Amy Grant singles chronology
| "Saved by Love" (1988) | "Lead Me On" (1988) | "1974 (We Were Young)" (1988) |

Music video
- "Lead Me On" on YouTube

= Lead Me On (Amy Grant song) =

"Lead Me On" is a 1988 single by Christian music singer Amy Grant. It was released as the second single from the Lead Me On album.

==Content==
"Lead Me On" was written by Amy Grant, Wayne Kirkpatrick, and Michael W. Smith. It is a fiery song, both in terms of lyrics and in music. The lyrics, according to Grant, deal abstractly with slavery and the Holocaust. The lyrics also talk about man's relation to these events and man's relation to man. The message of the song makes it very strong, unusual for Amy Grant, who was known as a pop/contemporary artist with meaningful, but light lyrics. The music only adds to the drama of the lyrics. This is helped along by the unusual time signature of the verses, with odd-numbered bars adding heightened tension. The intro on the album version is also in 6/8 and 4/4 simultaneously. It is mostly electric guitar, in stark contrast to the natural sounding songs on the rest of the Lead Me On album.

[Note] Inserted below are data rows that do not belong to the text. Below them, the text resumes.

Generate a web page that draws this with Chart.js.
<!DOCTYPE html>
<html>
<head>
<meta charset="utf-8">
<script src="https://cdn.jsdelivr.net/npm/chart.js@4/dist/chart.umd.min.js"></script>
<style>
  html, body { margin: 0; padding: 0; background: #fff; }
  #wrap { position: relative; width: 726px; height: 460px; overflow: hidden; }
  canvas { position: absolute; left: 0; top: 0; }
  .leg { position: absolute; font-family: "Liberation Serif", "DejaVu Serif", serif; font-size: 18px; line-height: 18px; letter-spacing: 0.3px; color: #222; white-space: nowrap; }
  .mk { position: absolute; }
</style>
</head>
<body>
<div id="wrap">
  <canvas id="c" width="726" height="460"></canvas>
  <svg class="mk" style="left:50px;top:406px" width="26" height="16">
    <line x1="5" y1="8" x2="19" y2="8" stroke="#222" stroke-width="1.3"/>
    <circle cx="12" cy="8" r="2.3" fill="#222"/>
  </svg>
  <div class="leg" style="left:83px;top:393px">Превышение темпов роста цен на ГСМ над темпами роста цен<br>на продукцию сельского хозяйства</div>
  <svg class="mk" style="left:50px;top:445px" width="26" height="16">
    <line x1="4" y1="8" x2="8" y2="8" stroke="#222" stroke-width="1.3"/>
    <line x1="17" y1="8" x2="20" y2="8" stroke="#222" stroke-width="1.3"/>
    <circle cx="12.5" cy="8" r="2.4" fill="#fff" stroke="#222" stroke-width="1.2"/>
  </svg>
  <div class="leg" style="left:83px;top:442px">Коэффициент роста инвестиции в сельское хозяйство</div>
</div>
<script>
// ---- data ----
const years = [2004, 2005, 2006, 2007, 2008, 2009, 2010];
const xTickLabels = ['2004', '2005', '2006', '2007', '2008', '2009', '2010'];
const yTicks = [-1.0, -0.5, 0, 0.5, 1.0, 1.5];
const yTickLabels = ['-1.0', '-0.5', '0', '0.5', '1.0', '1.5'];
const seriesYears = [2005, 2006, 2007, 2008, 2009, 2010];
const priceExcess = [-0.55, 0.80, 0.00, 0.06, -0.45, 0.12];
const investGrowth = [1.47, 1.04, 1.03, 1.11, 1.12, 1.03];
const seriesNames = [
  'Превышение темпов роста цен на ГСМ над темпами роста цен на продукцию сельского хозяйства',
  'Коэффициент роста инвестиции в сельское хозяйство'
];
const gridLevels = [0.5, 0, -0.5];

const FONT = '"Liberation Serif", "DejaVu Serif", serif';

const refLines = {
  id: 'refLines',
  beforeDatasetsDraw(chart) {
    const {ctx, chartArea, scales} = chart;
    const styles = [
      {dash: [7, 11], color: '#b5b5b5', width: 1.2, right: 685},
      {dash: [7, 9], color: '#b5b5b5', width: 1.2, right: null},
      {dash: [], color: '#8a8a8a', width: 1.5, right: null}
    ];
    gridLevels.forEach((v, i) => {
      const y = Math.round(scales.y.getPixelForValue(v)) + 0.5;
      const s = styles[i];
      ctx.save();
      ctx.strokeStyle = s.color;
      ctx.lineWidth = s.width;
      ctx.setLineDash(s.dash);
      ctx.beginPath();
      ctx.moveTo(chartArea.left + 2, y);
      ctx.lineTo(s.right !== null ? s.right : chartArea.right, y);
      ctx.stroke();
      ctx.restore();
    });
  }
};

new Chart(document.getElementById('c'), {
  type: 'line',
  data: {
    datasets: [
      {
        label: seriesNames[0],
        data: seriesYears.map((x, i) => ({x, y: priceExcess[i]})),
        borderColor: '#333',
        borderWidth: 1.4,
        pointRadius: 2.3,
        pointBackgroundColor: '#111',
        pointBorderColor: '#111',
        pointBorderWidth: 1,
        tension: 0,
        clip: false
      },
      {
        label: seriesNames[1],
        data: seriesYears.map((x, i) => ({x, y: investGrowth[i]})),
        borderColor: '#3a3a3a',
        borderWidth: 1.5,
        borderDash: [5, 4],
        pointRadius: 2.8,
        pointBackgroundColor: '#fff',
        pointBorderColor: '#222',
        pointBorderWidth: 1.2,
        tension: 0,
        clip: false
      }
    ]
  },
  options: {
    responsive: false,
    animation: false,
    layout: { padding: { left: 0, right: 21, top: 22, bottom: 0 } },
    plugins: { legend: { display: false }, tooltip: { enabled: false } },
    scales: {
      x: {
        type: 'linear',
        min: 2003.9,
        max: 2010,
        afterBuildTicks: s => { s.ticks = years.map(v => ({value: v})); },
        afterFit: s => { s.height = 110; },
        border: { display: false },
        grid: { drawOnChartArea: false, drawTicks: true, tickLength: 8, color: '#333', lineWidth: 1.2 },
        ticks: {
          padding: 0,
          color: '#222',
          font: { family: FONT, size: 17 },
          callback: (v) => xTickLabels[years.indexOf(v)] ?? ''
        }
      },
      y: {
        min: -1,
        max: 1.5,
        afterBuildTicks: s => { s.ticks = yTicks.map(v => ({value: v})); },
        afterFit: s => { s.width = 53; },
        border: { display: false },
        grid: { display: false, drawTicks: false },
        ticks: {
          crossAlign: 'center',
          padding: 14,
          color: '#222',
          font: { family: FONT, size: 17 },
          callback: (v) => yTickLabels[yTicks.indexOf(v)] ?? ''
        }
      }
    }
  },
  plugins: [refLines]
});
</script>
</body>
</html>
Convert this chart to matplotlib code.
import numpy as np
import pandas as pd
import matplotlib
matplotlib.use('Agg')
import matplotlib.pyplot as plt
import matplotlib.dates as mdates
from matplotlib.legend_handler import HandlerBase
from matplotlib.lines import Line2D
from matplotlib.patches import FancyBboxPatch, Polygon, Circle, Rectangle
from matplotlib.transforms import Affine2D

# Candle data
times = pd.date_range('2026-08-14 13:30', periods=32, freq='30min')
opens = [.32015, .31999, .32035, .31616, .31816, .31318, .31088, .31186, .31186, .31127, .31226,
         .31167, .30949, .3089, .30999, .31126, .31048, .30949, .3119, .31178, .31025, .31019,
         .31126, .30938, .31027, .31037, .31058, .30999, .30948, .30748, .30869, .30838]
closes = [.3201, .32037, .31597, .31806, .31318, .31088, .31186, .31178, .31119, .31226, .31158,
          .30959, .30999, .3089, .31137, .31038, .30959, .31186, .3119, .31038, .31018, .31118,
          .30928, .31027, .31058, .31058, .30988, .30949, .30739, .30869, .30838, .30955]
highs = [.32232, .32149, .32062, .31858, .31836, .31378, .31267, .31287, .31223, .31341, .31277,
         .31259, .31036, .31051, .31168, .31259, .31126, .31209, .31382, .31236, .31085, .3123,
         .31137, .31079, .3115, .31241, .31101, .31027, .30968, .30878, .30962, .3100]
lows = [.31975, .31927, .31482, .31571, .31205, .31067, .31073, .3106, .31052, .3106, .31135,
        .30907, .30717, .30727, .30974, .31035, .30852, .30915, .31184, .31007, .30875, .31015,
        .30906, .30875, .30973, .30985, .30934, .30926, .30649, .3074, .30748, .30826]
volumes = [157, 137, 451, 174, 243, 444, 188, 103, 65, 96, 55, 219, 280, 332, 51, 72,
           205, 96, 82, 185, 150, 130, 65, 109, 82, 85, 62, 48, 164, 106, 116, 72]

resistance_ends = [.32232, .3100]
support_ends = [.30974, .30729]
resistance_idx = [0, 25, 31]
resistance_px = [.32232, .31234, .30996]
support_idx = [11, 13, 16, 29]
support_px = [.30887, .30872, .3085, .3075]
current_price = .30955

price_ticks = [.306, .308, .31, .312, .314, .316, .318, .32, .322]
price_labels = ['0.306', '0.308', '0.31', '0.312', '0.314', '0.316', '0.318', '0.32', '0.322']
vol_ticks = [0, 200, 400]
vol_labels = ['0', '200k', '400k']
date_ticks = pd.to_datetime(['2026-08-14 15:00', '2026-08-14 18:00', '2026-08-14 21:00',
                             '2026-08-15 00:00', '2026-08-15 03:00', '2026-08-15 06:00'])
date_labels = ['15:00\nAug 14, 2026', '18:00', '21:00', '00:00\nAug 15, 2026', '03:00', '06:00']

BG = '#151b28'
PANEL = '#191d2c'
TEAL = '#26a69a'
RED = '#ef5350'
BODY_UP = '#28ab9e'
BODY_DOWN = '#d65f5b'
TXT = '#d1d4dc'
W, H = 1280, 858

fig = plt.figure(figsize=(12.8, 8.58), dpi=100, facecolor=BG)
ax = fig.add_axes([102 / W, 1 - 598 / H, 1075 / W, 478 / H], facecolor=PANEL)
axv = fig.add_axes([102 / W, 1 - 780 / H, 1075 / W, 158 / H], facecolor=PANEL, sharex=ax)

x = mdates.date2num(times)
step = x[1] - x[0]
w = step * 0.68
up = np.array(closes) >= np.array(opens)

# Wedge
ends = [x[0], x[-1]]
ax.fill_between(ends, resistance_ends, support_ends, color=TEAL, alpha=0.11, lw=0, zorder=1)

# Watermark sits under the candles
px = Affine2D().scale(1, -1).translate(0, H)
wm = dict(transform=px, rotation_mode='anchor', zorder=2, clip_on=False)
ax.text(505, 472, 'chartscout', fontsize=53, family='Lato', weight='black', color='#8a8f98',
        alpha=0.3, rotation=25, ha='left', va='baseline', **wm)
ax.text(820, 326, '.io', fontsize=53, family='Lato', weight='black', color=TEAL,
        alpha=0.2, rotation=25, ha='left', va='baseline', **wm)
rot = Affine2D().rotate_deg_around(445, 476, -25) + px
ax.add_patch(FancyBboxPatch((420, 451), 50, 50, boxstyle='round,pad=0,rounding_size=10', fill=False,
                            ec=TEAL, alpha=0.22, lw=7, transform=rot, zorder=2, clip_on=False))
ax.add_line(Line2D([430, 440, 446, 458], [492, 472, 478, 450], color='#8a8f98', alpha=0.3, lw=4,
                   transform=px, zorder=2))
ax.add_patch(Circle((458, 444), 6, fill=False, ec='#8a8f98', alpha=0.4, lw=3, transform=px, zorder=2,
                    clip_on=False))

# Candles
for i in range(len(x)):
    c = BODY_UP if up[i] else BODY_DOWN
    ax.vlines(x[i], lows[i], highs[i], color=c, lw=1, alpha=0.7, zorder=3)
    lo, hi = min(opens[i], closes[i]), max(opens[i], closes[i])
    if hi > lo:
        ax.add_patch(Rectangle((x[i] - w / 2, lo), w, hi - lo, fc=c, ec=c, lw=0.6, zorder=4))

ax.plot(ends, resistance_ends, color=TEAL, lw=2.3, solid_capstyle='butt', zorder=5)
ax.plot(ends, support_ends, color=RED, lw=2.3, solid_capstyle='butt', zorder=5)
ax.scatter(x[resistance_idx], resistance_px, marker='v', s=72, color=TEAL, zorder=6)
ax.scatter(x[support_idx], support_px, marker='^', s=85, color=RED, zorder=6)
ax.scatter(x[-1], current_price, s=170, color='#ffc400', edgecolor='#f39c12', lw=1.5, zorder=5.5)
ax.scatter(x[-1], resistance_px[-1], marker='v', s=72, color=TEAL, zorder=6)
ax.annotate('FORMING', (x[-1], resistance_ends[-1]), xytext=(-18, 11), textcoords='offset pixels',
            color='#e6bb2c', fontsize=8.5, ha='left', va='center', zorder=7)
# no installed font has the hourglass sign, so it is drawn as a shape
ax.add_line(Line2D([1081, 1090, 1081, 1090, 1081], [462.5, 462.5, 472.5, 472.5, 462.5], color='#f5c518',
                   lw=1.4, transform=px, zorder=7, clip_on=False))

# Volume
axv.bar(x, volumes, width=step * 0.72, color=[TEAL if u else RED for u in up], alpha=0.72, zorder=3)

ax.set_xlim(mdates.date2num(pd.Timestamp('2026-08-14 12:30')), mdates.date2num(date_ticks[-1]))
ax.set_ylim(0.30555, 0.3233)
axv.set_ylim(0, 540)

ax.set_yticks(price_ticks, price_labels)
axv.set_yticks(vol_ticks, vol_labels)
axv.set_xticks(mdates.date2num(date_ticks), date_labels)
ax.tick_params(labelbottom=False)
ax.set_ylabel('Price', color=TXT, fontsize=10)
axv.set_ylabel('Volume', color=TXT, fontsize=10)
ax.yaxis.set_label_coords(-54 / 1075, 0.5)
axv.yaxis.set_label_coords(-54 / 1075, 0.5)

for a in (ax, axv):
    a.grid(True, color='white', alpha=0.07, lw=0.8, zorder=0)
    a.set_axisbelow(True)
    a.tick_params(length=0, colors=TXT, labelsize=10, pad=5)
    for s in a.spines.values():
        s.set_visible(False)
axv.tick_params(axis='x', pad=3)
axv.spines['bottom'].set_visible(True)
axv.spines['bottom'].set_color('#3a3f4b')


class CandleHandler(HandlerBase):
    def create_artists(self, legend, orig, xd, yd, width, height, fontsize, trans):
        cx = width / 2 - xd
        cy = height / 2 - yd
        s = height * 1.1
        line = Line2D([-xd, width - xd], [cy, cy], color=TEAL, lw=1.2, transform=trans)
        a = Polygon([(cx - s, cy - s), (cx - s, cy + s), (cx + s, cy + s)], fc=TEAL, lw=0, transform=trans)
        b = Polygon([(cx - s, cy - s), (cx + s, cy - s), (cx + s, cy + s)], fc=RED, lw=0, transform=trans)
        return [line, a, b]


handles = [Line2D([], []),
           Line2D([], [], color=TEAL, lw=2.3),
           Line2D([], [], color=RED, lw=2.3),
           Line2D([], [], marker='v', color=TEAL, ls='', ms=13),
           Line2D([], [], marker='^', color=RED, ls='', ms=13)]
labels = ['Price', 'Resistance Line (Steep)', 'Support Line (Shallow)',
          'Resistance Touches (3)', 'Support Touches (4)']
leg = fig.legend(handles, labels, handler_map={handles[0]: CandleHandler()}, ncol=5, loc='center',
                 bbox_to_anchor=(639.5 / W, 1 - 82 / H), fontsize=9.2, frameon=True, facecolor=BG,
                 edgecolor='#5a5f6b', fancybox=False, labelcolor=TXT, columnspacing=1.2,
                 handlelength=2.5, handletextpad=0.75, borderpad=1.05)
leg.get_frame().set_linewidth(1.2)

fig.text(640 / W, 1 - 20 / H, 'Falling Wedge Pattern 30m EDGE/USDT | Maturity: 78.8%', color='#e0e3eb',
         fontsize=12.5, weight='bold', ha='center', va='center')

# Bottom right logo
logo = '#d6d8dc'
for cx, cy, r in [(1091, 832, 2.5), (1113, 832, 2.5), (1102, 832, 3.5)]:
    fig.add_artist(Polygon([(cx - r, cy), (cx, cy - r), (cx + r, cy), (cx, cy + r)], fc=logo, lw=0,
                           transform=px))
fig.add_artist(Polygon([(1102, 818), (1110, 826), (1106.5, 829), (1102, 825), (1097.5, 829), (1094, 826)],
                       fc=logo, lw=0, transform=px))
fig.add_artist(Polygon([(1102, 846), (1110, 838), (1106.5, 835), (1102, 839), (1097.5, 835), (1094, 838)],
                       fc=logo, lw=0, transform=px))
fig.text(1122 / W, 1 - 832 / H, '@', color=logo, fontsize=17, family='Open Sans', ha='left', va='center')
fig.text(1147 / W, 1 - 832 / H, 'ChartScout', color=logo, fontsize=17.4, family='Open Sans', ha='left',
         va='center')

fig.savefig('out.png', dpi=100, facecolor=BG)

Another seemingly important aspect of the song was when it was being recorded. Grant was recording on the night of September 24, 1987, when she went into labor. She went to the hospital and had her first child, Matthew Garrison Chapman, the next day.

==Chart performance==
Like almost all the other singles from the album, it topped the Christian radio chart. "Lead Me On" became the only single to chart on the Billboard Hot 100, peaking at #96 and remaining on the chart for two weeks. In the United Kingdom, the single fared slightly better, peaking at #89, her first single to register on the charts there.

== Personnel ==
- Amy Grant – lead vocals
- Michael W. Smith – keyboards
- Alan Pasqua – keyboards
- Benmont Tench – Hammond B3 organ
- Dann Huff – guitars
- Jerry McPherson – guitars
- Mike Brignardello – bass
- Paul Leim – drums
- Bill Champlin – backing vocals
- Tommy Funderburk – backing vocals

==Charts==

| Chart (1988) | Peak position |
|---|---|
| UK Singles Chart | 89 |
| US CCM Hot Hits | 1 |
| US CCM Hot Adult Contemporary | 5 |
| US Billboard Hot 100 | 96 |

==Cover versions==
- "Lead Me On" was performed by Bethany Dillon on her self-titled debut album in 2004.
- Krista Branch performed Lead Me On, promoting it as a "pro-Israel" song.
- for KING & COUNTRY teamed up with Amy Grant to release a version of “Lead Me On” on the album Unsung Hero (The Inspired By Soundtrack) (2024).